The Best Outdoor Gear for Eco-Conscious Adventurers: What to Look for Beyond the Marketing
A no-nonsense buyer’s guide to eco-friendly gear: how to spot greenwashing, judge durability, and choose repairable products.
The Best Outdoor Gear for Eco-Conscious Adventurers: What to Look for Beyond the Marketing
If you care about the planet, the smartest gear purchase is not always the shiniest one. It is the piece that lasts longer, can be repaired, uses fewer virgin resources, and performs well enough that you do not replace it prematurely. That is the real meaning of eco-friendly gear: not just recycled labels, but thoughtful design that reduces waste over time. For travelers and outdoor adventurers, that mindset also helps you buy better, pack lighter, and avoid the trap of greenwashing.
The outdoor market is growing, and so is the marketing noise around ethical brands, recycled content, and carbon claims. At the same time, supply chains are volatile and material prices can shift quickly, which pushes brands to make hard trade-offs in sourcing and manufacturing; that is one reason durability matters more than ever.
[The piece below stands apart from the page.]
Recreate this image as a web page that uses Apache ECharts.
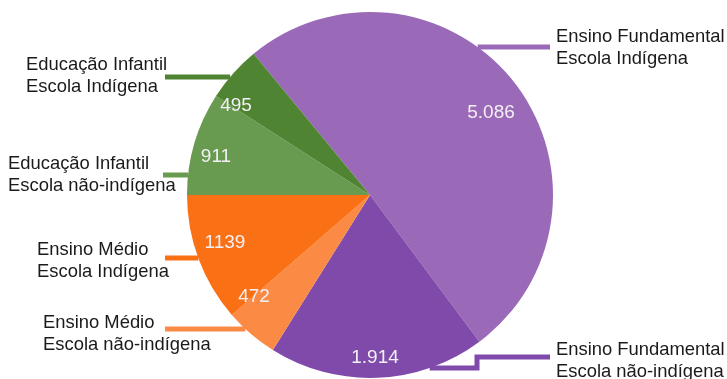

If you want a broader planning lens for travel and long-stay adventures, our guide to packing essentials for Italian adventures pairs well with this buyer’s guide, while mindful travel helps you think about consumption before you buy. In short: sustainable outdoor gear is not a slogan, it is a decision framework.
What “Sustainable” Actually Means in Outdoor Gear
Material choice is only one part of the equation
Many shoppers start and stop at recycled materials, but that is only one variable. A jacket made with recycled polyester may be better than virgin polyester, yet if it delaminates in two seasons, the overall footprint can still be poor because replacement demand rises. The best approach is to weigh material sourcing alongside performance, lifespan, and repairability. In practice, a product with a slightly higher upfront impact can be the better environmental choice if it survives years of hard use.
Durability often beats “lightweight” hype
Outdoor brands often market ultra-light fabrics and minimalist designs as premium innovation, but featherweight does not automatically mean responsible. If your tent floor tears, your pack straps fray, or your shell wets out quickly, you may end up buying and discarding more gear. For commuters and adventure travelers, that means looking for reinforced stress points, robust stitching, replaceable components, and realistic claims about intended use. A well-built item can also reduce trip stress, which is an underrated sustainability benefit because it lowers the odds you’ll need a last-minute replacement.
Repairability is part of environmental impact
The most repairable products keep materials in use longer. That includes replaceable buckles, sewable seams, modular poles, accessible zippers, and published repair guidance. Brands that support repairs are not just being generous; they are signaling that they designed for long service life. If you are comparing travel packs, rainwear, and footwear, look for repair programs and spare parts as a serious purchasing criterion, not an afterthought.
Pro Tip: The greenest gear is usually the gear you can keep using for the longest time. When two products look equally “eco” on the tag, choose the one with the better repair policy and thicker warranty support.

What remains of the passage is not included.